Otro parámetro muy bien explotado por Baldur Brönnimann para insuflar vida y relieves a materiales tan esenciales y delicados es el de las dinámicas, procediendo, una y otra vez, a expandir y concentrar el sonido de la OSPCM, cual si lo escuchásemos a diferentes distancias, en función de la dirección en la que soplase ese viento que mecía los colores de la orquesta portuense. Parte de ese contraste en el volumen orquestal viene dado, igualmente, por la alternancia de pasajes confiados a unos pocos atriles, frente a otros con orquesta a tutti, lo que incorpora diferentes formas de transmutar el motivo de siete notas, logrando Takemitsu una muy refinada y efectiva mezcla de lenguajes, entre la abstracción y una depuración muy accesible a cualquier oyente. Brönnimann hace hincapié, así, en la conexión de How Slow the Wind con esa vena posvienesa que a Takemitsu llega, enfatizando su estructura, su melodía de timbres y redondeando una versión de innegable lógica y belleza.
Completó tan atractivo concierto un compositor del que en 2021 conmemoramos el medio siglo de su fallecimiento, el de uno de los grandes genios en la historia de la música, Ígor Stravinski (Oranienbaum, 1882 - Nueva York, 1971), de quien escuchamos la suite del año 1945 del que fue uno de sus ballets con más ecos orientales, L'Oiseau de feu (1910); en buena medida, llegados a esta partitura a través de la fuerte impronta que en el primer Stravinski tuvo Rimski-Kórsakov. Sin embargo, no fue el de la OSPCM, esta noche, un Pájaro de fuego excesivamente colorido y vital en sus primeros cuadros, algo que también determina el tamaño de la orquesta, que con cuatro contrabajos tiene complicado crear las tan sombrías y bellas texturas de la introducción de este ballet, a la que le ha faltado cierto músculo y amplitud. Eso sí: lo que se pierde en masa y densidad, se gana en transparencia, algo muy evidente en los fascinantes glissandi del primer cuadro, muy bien definidos en las cuerdas de la OSPCM.
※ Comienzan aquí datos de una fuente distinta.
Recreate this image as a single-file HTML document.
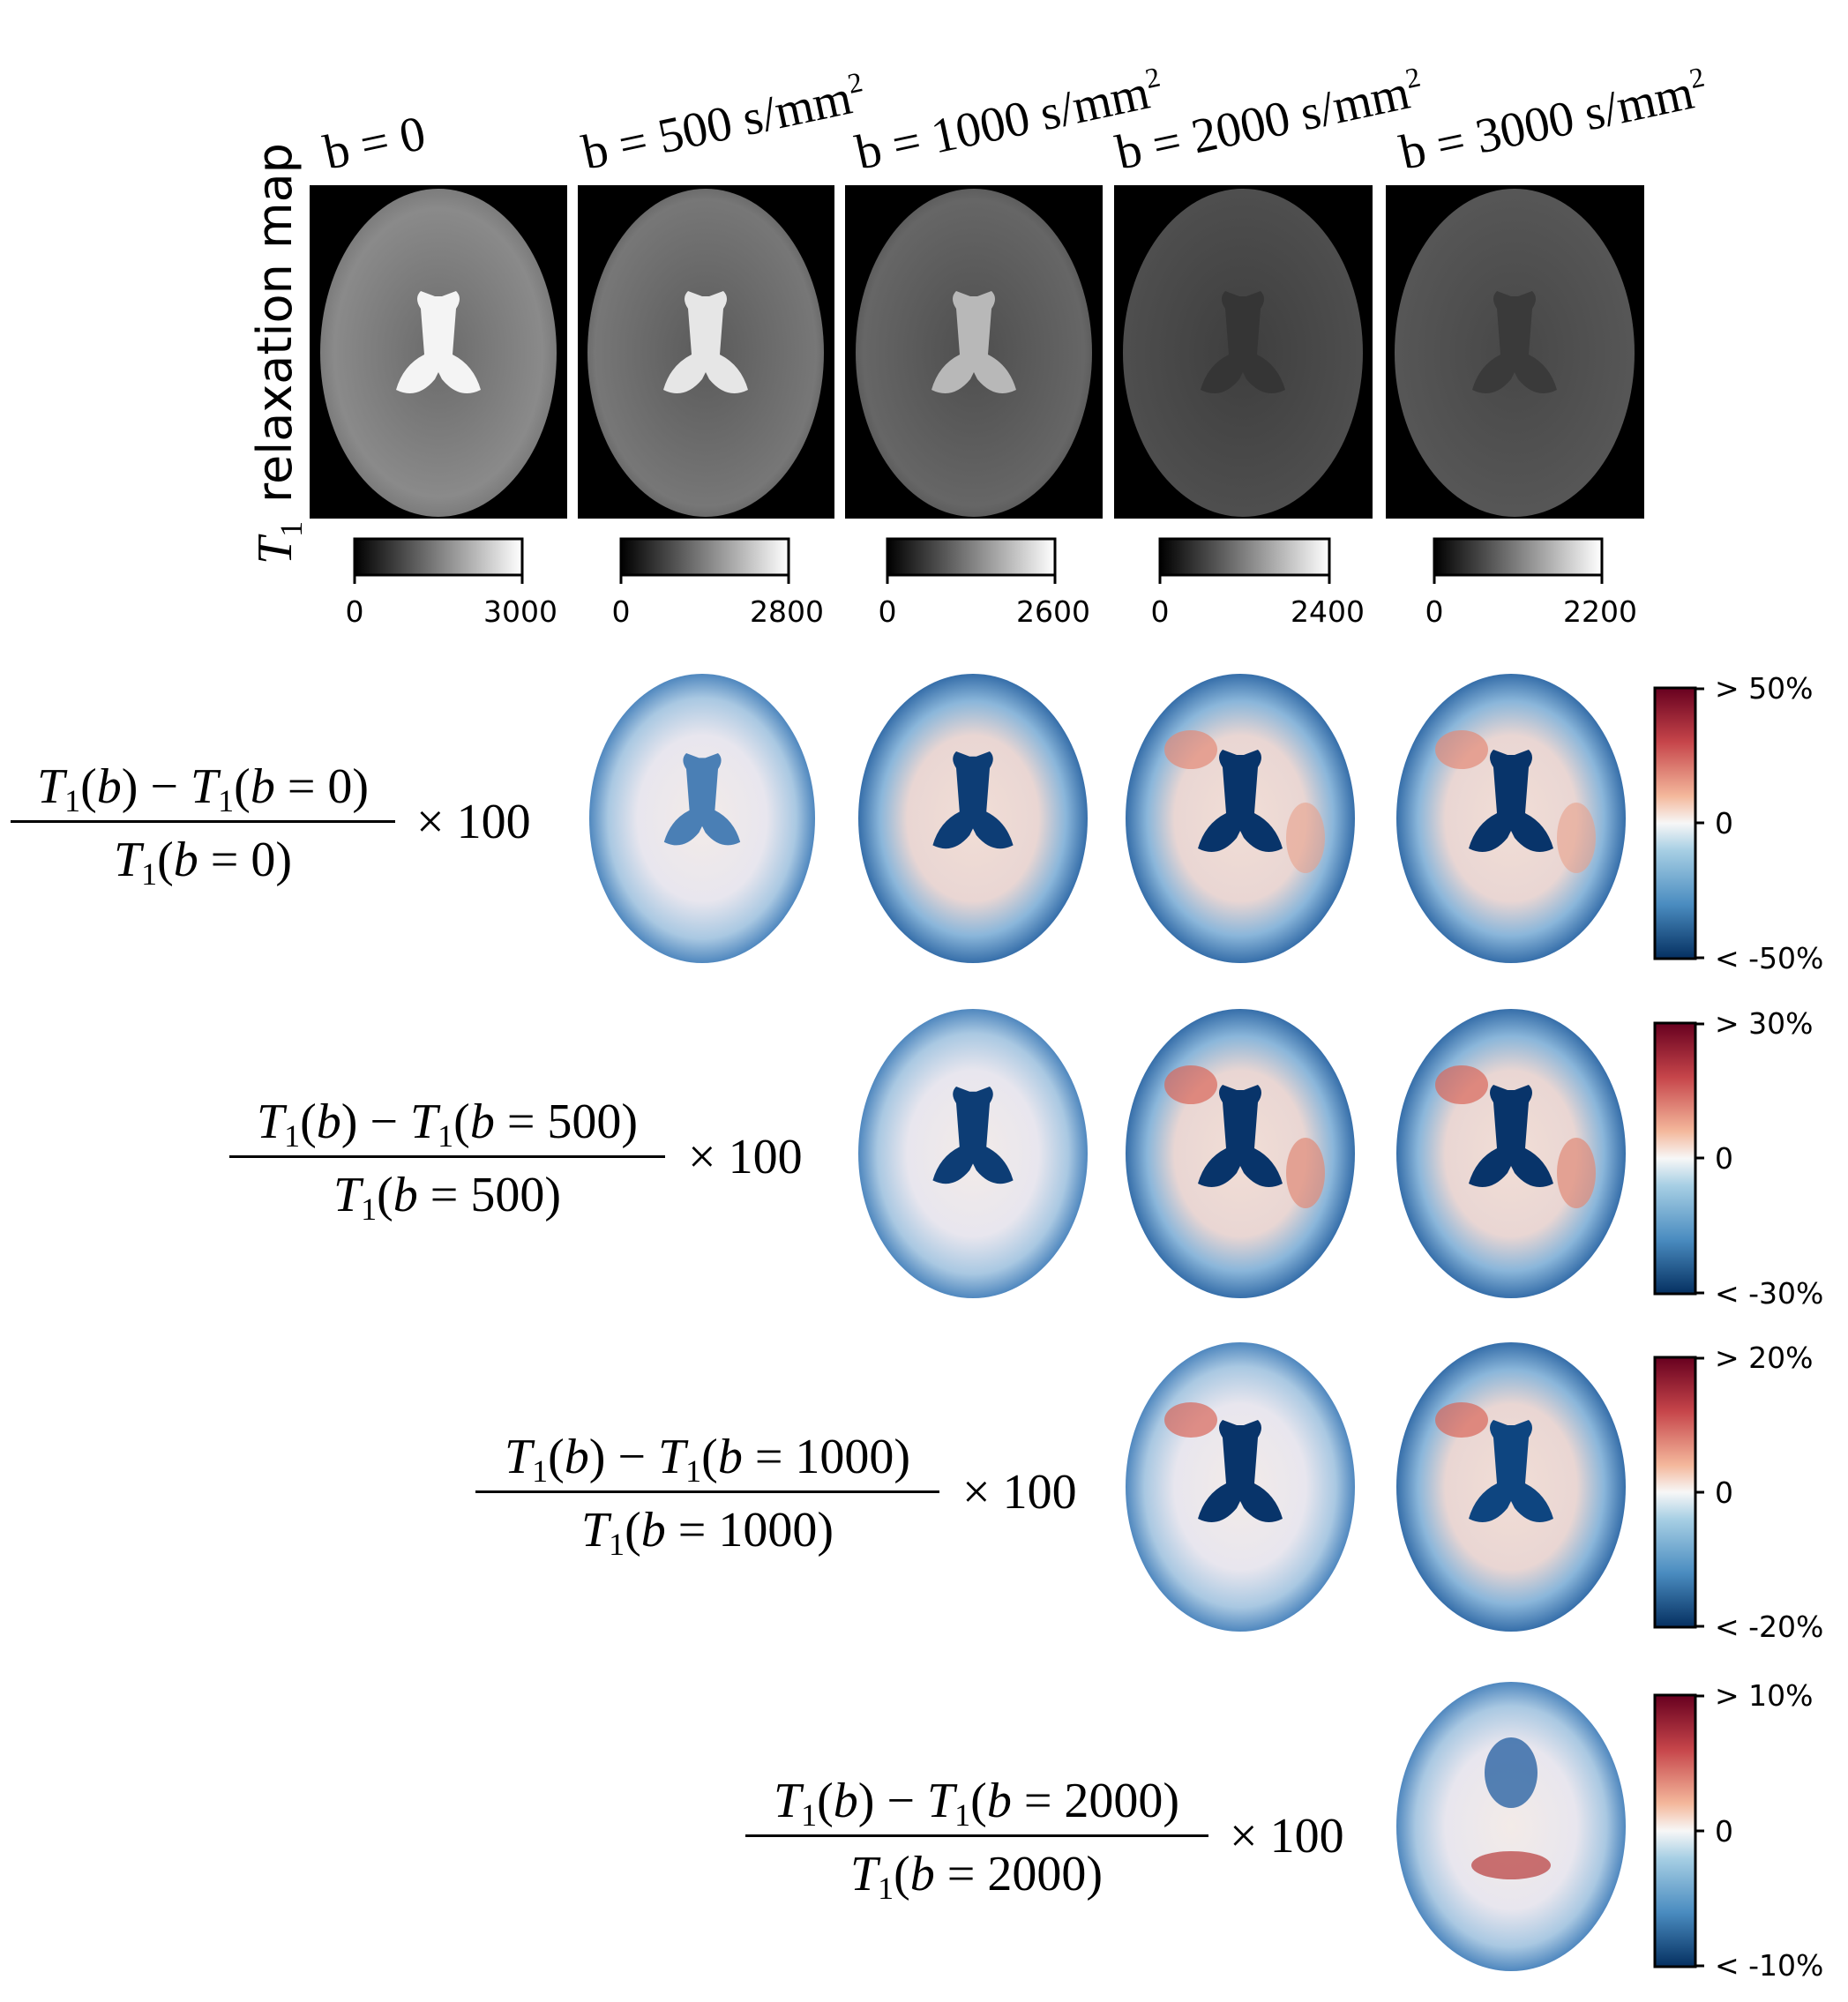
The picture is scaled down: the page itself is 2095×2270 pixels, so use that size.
<!DOCTYPE html>
<html><head><meta charset="utf-8"><style>
html,body{margin:0;padding:0;background:#fff}
svg{display:block}
.m{font-family:"Liberation Serif",serif;font-size:56px;fill:#000}
.t{font-family:"DejaVu Sans","Liberation Sans",sans-serif;font-size:33px;fill:#000}
</style></head><body>
<svg width="2095" height="2270" viewBox="0 0 2095 2270" xmlns="http://www.w3.org/2000/svg">
<defs>
<radialGradient id="g1" cx="50%" cy="50%" r="55%"><stop offset="0" stop-color="#6a6a6a"/><stop offset="0.8" stop-color="#8a8a8a"/><stop offset="1" stop-color="#707070"/></radialGradient>
<radialGradient id="g2" cx="50%" cy="50%" r="55%"><stop offset="0" stop-color="#5a5a5a"/><stop offset="0.85" stop-color="#777"/><stop offset="1" stop-color="#5a5a5a"/></radialGradient>
<radialGradient id="g3" cx="50%" cy="50%" r="55%"><stop offset="0" stop-color="#4e4e4e"/><stop offset="0.85" stop-color="#666"/><stop offset="1" stop-color="#505050"/></radialGradient>
<radialGradient id="g4" cx="50%" cy="50%" r="55%"><stop offset="0" stop-color="#3e3e3e"/><stop offset="1" stop-color="#505050"/></radialGradient>
<radialGradient id="g5" cx="50%" cy="50%" r="55%"><stop offset="0" stop-color="#474747"/><stop offset="1" stop-color="#585858"/></radialGradient>
<radialGradient id="ca" cx="50%" cy="50%" r="52%"><stop offset="0" stop-color="#f3ebe8"/><stop offset="0.55" stop-color="#e8e6ee"/><stop offset="0.8" stop-color="#a9c8e2"/><stop offset="1" stop-color="#3a78b6"/></radialGradient>
<radialGradient id="cb" cx="50%" cy="50%" r="52%"><stop offset="0" stop-color="#f2ded6"/><stop offset="0.55" stop-color="#e9d6d3"/><stop offset="0.78" stop-color="#8ab6da"/><stop offset="1" stop-color="#245f9f"/></radialGradient>
<linearGradient id="rb" x1="0" y1="0" x2="0" y2="1"><stop offset="0" stop-color="#67001f"/><stop offset="0.2" stop-color="#c6454a"/><stop offset="0.4" stop-color="#f4b89c"/><stop offset="0.5" stop-color="#f7f7f7"/><stop offset="0.6" stop-color="#a7cfe4"/><stop offset="0.8" stop-color="#4a8cc0"/><stop offset="1" stop-color="#053061"/></linearGradient>
<linearGradient id="gr" x1="0" y1="0" x2="1" y2="0"><stop offset="0" stop-color="#000"/><stop offset="1" stop-color="#fff"/></linearGradient>
<symbol id="vent" viewBox="0 0 100 130"><path d="M40 40 Q36 34 40 30 L48 33 L52 33 L60 30 Q64 34 60 40 L58 66 Q70 72 74 86 Q62 92 52 80 L50 76 L48 80 Q38 92 26 86 Q30 72 42 66 Z"/></symbol>
</defs>

<!-- top row titles -->
<text class="m" x="372" y="192" font-size="52" transform="rotate(-12 372 192)">b = 0</text>
<text class="m" x="665" y="192" font-size="52" transform="rotate(-12 665 192)">b = 500 s/mm<tspan font-size="32" dy="-22">2</tspan></text>
<text class="m" x="975" y="192" font-size="52" transform="rotate(-12 975 192)">b = 1000 s/mm<tspan font-size="32" dy="-22">2</tspan></text>
<text class="m" x="1270" y="192" font-size="52" transform="rotate(-12 1270 192)">b = 2000 s/mm<tspan font-size="32" dy="-22">2</tspan></text>
<text class="m" x="1592" y="192" font-size="52" transform="rotate(-12 1592 192)">b = 3000 s/mm<tspan font-size="32" dy="-22">2</tspan></text>

<!-- y label -->
<g transform="translate(330 640) rotate(-90)">
<text x="0" y="0" class="m" font-style="italic" font-size="56">T<tspan font-size="36" dy="12" font-style="normal">1</tspan></text>
<text x="70" y="0" font-family="DejaVu Sans,Liberation Sans,sans-serif" font-size="54">relaxation map</text>
</g>

<!-- grayscale panels -->
<g>
<rect x="351" y="210" width="292" height="378" fill="#000"/>
<ellipse cx="497" cy="400" rx="134" ry="186" fill="url(#g1)"/>
<use href="#vent" x="397" y="270" width="200" height="260" fill="#f4f4f4"/>
<rect x="655" y="210" width="291" height="378" fill="#000"/>
<ellipse cx="800" cy="400" rx="134" ry="186" fill="url(#g2)"/>
<use href="#vent" x="700" y="270" width="200" height="260" fill="#e6e6e6"/>
<rect x="958" y="210" width="292" height="378" fill="#000"/>
<ellipse cx="1104" cy="400" rx="134" ry="186" fill="url(#g3)"/>
<use href="#vent" x="1004" y="270" width="200" height="260" fill="#b8b8b8"/>
<rect x="1263" y="210" width="293" height="378" fill="#000"/>
<ellipse cx="1409" cy="400" rx="136" ry="186" fill="url(#g4)"/>
<use href="#vent" x="1309" y="270" width="200" height="260" fill="#353535"/>
<rect x="1571" y="210" width="293" height="378" fill="#000"/>
<ellipse cx="1717" cy="400" rx="136" ry="186" fill="url(#g5)"/>
<use href="#vent" x="1617" y="270" width="200" height="260" fill="#3a3a3a"/>
</g>

<!-- gray colorbars -->
<g stroke="#000" stroke-width="3">
<rect x="402" y="611" width="190" height="41" fill="url(#gr)"/>
<rect x="704" y="611" width="190" height="41" fill="url(#gr)"/>
<rect x="1006" y="611" width="190" height="41" fill="url(#gr)"/>
<rect x="1315" y="611" width="192" height="41" fill="url(#gr)"/>
<rect x="1626" y="611" width="190" height="41" fill="url(#gr)"/>
<path d="M402 652v10M592 652v10M704 652v10M894 652v10M1006 652v10M1196 652v10M1315 652v10M1507 652v10M1626 652v10M1816 652v10"/>
</g>
<g class="t" text-anchor="middle">
<text x="402" y="705">0</text><text x="590" y="705">3000</text>
<text x="704" y="705">0</text><text x="892" y="705">2800</text>
<text x="1006" y="705">0</text><text x="1194" y="705">2600</text>
<text x="1315" y="705">0</text><text x="1505" y="705">2400</text>
<text x="1626" y="705">0</text><text x="1814" y="705">2200</text>
</g>

<!-- colored brains -->
<g>
<!-- row1 -->
<ellipse cx="796" cy="928" rx="128" ry="164" fill="url(#ca)"/>
<use href="#vent" x="706" y="800" width="180" height="234" fill="#4a7fb5"/>
<ellipse cx="1103" cy="928" rx="130" ry="164" fill="url(#cb)"/>
<use href="#vent" x="1008" y="795" width="190" height="247" fill="#0d3d75"/>
<ellipse cx="1406" cy="928" rx="130" ry="164" fill="url(#cb)"/>
<ellipse cx="1350" cy="850" rx="30" ry="22" fill="#e28a78" opacity="0.7"/>
<ellipse cx="1480" cy="950" rx="22" ry="40" fill="#e8a08a" opacity="0.6"/>
<use href="#vent" x="1306" y="790" width="200" height="260" fill="#08346a"/>
<ellipse cx="1713" cy="928" rx="130" ry="164" fill="url(#cb)"/>
<ellipse cx="1657" cy="850" rx="30" ry="22" fill="#e28a78" opacity="0.7"/>
<ellipse cx="1787" cy="950" rx="22" ry="40" fill="#e8a08a" opacity="0.6"/>
<use href="#vent" x="1613" y="790" width="200" height="260" fill="#08346a"/>
<!-- row2 -->
<ellipse cx="1103" cy="1308" rx="130" ry="164" fill="url(#ca)"/>
<use href="#vent" x="1008" y="1175" width="190" height="247" fill="#0d3d75"/>
<ellipse cx="1406" cy="1308" rx="130" ry="164" fill="url(#cb)"/>
<ellipse cx="1350" cy="1230" rx="30" ry="22" fill="#d9675a" opacity="0.7"/>
<ellipse cx="1480" cy="1330" rx="22" ry="40" fill="#e08a78" opacity="0.7"/>
<use href="#vent" x="1306" y="1170" width="200" height="260" fill="#08346a"/>
<ellipse cx="1713" cy="1308" rx="130" ry="164" fill="url(#cb)"/>
<ellipse cx="1657" cy="1230" rx="30" ry="22" fill="#d9675a" opacity="0.7"/>
<ellipse cx="1787" cy="1330" rx="22" ry="40" fill="#e08a78" opacity="0.7"/>
<use href="#vent" x="1613" y="1170" width="200" height="260" fill="#08346a"/>
<!-- row3 -->
<ellipse cx="1406" cy="1686" rx="130" ry="164" fill="url(#ca)"/>
<ellipse cx="1350" cy="1610" rx="30" ry="20" fill="#d9675a" opacity="0.7"/>
<use href="#vent" x="1306" y="1550" width="200" height="260" fill="#08346a"/>
<ellipse cx="1713" cy="1686" rx="130" ry="164" fill="url(#cb)"/>
<ellipse cx="1657" cy="1610" rx="30" ry="20" fill="#d9675a" opacity="0.7"/>
<use href="#vent" x="1613" y="1550" width="200" height="260" fill="#0e4580"/>
<!-- row4 -->
<ellipse cx="1713" cy="2071" rx="130" ry="164" fill="url(#ca)"/>
<ellipse cx="1713" cy="2010" rx="30" ry="40" fill="#2c64a4" opacity="0.8"/>
<ellipse cx="1713" cy="2115" rx="45" ry="16" fill="#b83a3a" opacity="0.7"/>
</g>

<!-- diverging colorbars -->
<g stroke="#000" stroke-width="3">
<rect x="1876" y="780" width="46" height="307" fill="url(#rb)"/>
<rect x="1876" y="1160" width="46" height="307" fill="url(#rb)"/>
<rect x="1876" y="1539" width="46" height="306" fill="url(#rb)"/>
<rect x="1876" y="1922" width="46" height="308" fill="url(#rb)"/>
<path d="M1922 781h10M1922 933h10M1922 1086h10M1922 1161h10M1922 1313h10M1922 1466h10M1922 1540h10M1922 1692h10M1922 1844h10M1922 1923h10M1922 2076h10M1922 2229h10"/>
</g>
<g class="t">
<text x="1944" y="792">&gt; 50%</text><text x="1944" y="945">0</text><text x="1944" y="1098">&lt; -50%</text>
<text x="1944" y="1172">&gt; 30%</text><text x="1944" y="1325">0</text><text x="1944" y="1478">&lt; -30%</text>
<text x="1944" y="1551">&gt; 20%</text><text x="1944" y="1704">0</text><text x="1944" y="1856">&lt; -20%</text>
<text x="1944" y="1934">&gt; 10%</text><text x="1944" y="2088">0</text><text x="1944" y="2240">&lt; -10%</text>
</g>

<!-- formulas -->
<g class="m">
<text x="230" y="910" text-anchor="middle"><tspan font-style="italic">T</tspan><tspan font-size="36" dy="10">1</tspan><tspan dy="-10">(</tspan><tspan font-style="italic">b</tspan>) − <tspan font-style="italic">T</tspan><tspan font-size="36" dy="10">1</tspan><tspan dy="-10">(</tspan><tspan font-style="italic">b</tspan> = 0)</text>
<rect x="12" y="930" width="436" height="3" fill="#000"/>
<text x="230" y="993" text-anchor="middle"><tspan font-style="italic">T</tspan><tspan font-size="36" dy="10">1</tspan><tspan dy="-10">(</tspan><tspan font-style="italic">b</tspan> = 0)</text>
<text x="472" y="950">× 100</text>

<text x="507" y="1290" text-anchor="middle"><tspan font-style="italic">T</tspan><tspan font-size="36" dy="10">1</tspan><tspan dy="-10">(</tspan><tspan font-style="italic">b</tspan>) − <tspan font-style="italic">T</tspan><tspan font-size="36" dy="10">1</tspan><tspan dy="-10">(</tspan><tspan font-style="italic">b</tspan> = 500)</text>
<rect x="260" y="1310" width="494" height="3" fill="#000"/>
<text x="507" y="1373" text-anchor="middle"><tspan font-style="italic">T</tspan><tspan font-size="36" dy="10">1</tspan><tspan dy="-10">(</tspan><tspan font-style="italic">b</tspan> = 500)</text>
<text x="780" y="1330">× 100</text>

<text x="802" y="1670" text-anchor="middle"><tspan font-style="italic">T</tspan><tspan font-size="36" dy="10">1</tspan><tspan dy="-10">(</tspan><tspan font-style="italic">b</tspan>) − <tspan font-style="italic">T</tspan><tspan font-size="36" dy="10">1</tspan><tspan dy="-10">(</tspan><tspan font-style="italic">b</tspan> = 1000)</text>
<rect x="539" y="1690" width="526" height="3" fill="#000"/>
<text x="802" y="1753" text-anchor="middle"><tspan font-style="italic">T</tspan><tspan font-size="36" dy="10">1</tspan><tspan dy="-10">(</tspan><tspan font-style="italic">b</tspan> = 1000)</text>
<text x="1091" y="1710">× 100</text>

<text x="1107" y="2060" text-anchor="middle"><tspan font-style="italic">T</tspan><tspan font-size="36" dy="10">1</tspan><tspan dy="-10">(</tspan><tspan font-style="italic">b</tspan>) − <tspan font-style="italic">T</tspan><tspan font-size="36" dy="10">1</tspan><tspan dy="-10">(</tspan><tspan font-style="italic">b</tspan> = 2000)</text>
<rect x="845" y="2080" width="525" height="3" fill="#000"/>
<text x="1107" y="2143" text-anchor="middle"><tspan font-style="italic">T</tspan><tspan font-size="36" dy="10">1</tspan><tspan dy="-10">(</tspan><tspan font-style="italic">b</tspan> = 2000)</text>
<text x="1394" y="2100">× 100</text>
</g>
</svg>
</body></html>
No estamos, así pues, ante una lectura propiamente rusa, en su sentido más eslavo, y quizás sí en una línea posbouleziana (aunque no tanto la del Boulez de Nueva York, cuyo L'Oiseau de feu para la CBS me sigue pareciendo uno de sus logros stravinskianos, sino la del más tardío y algo distante registro con Chicago para la Deutsche Grammophon). Es, por ello, que hemos echado en falta más color, juegos tímbricos y sensualidad en los primeros cuadros de esta suite, aunque no tengo duda de que al propio Stravinski también le hubiese gustado ese cierto punto de distancia y frialdad, rehuyendo todo pathos romántico. Cierto es que la tónica interpretativa subió mucho en énfasis a partir de una 'Danza infernal' rotunda, poderosa y musculada, a pesar de los reducidos efectivos de la OSPCM, dejándonos algunos apuntes de modernidad que nos hacen vislumbrar ya Le Sacre du printemps (1910-13). Toda la orquesta portuense estuvo a un muy alto nivel en los tres cuadros finales, aunque no puedo dejar de destacar, como en Debussy, a las trompas, estupendas en timbre, fraseo y empaste con el resto de las secciones de una OSPCM cuya menguada plantilla respondía, también, a que con la misma formación dos días más tarde tocaban, con Baldur Brönnimann al frente e idéntico programa, en la Philharmonie de Colonia: un puente más de los muchos que Casa da Música tiende con Europa, y una nueva demostración de que una orquesta que alcanza cierto nivel y ofrece una programación bien pensada sí tiene un lugar en los auditorios europeos de referencia.
En un momento en el que en la eurorregión Galicia-Norte de Portugal las orquestas al norte del río Miño naufragan en la zozobra, Casa da Música nos sigue mostrando cómo programar de un modo original, significativo y exitoso a nivel de público: una línea que podemos extender al conjunto de la oferta cultural de Oporto, netamente abierta e internacionalista, pues en la Fundação Serralves pudimos ampliar, este mismo fin de semana de octubre, nuestros diálogos con Europa y Oriente, de la mano de una estupenda exposición del artista chino Ai Weiwei; muestra que se completa, en la propia Serralves, con exposiciones y ciclos dedicados a Joan Miró, Louise Bourgeois, y Alexander Kluge, entre otros, así como con distintas muestras de arte contemporáneo portugués: ¡qué mejor forma de ser, al mismo tiempo, una cultura propia y un diálogo con el mundo, toda una red de diferentes direcciones y sentidos!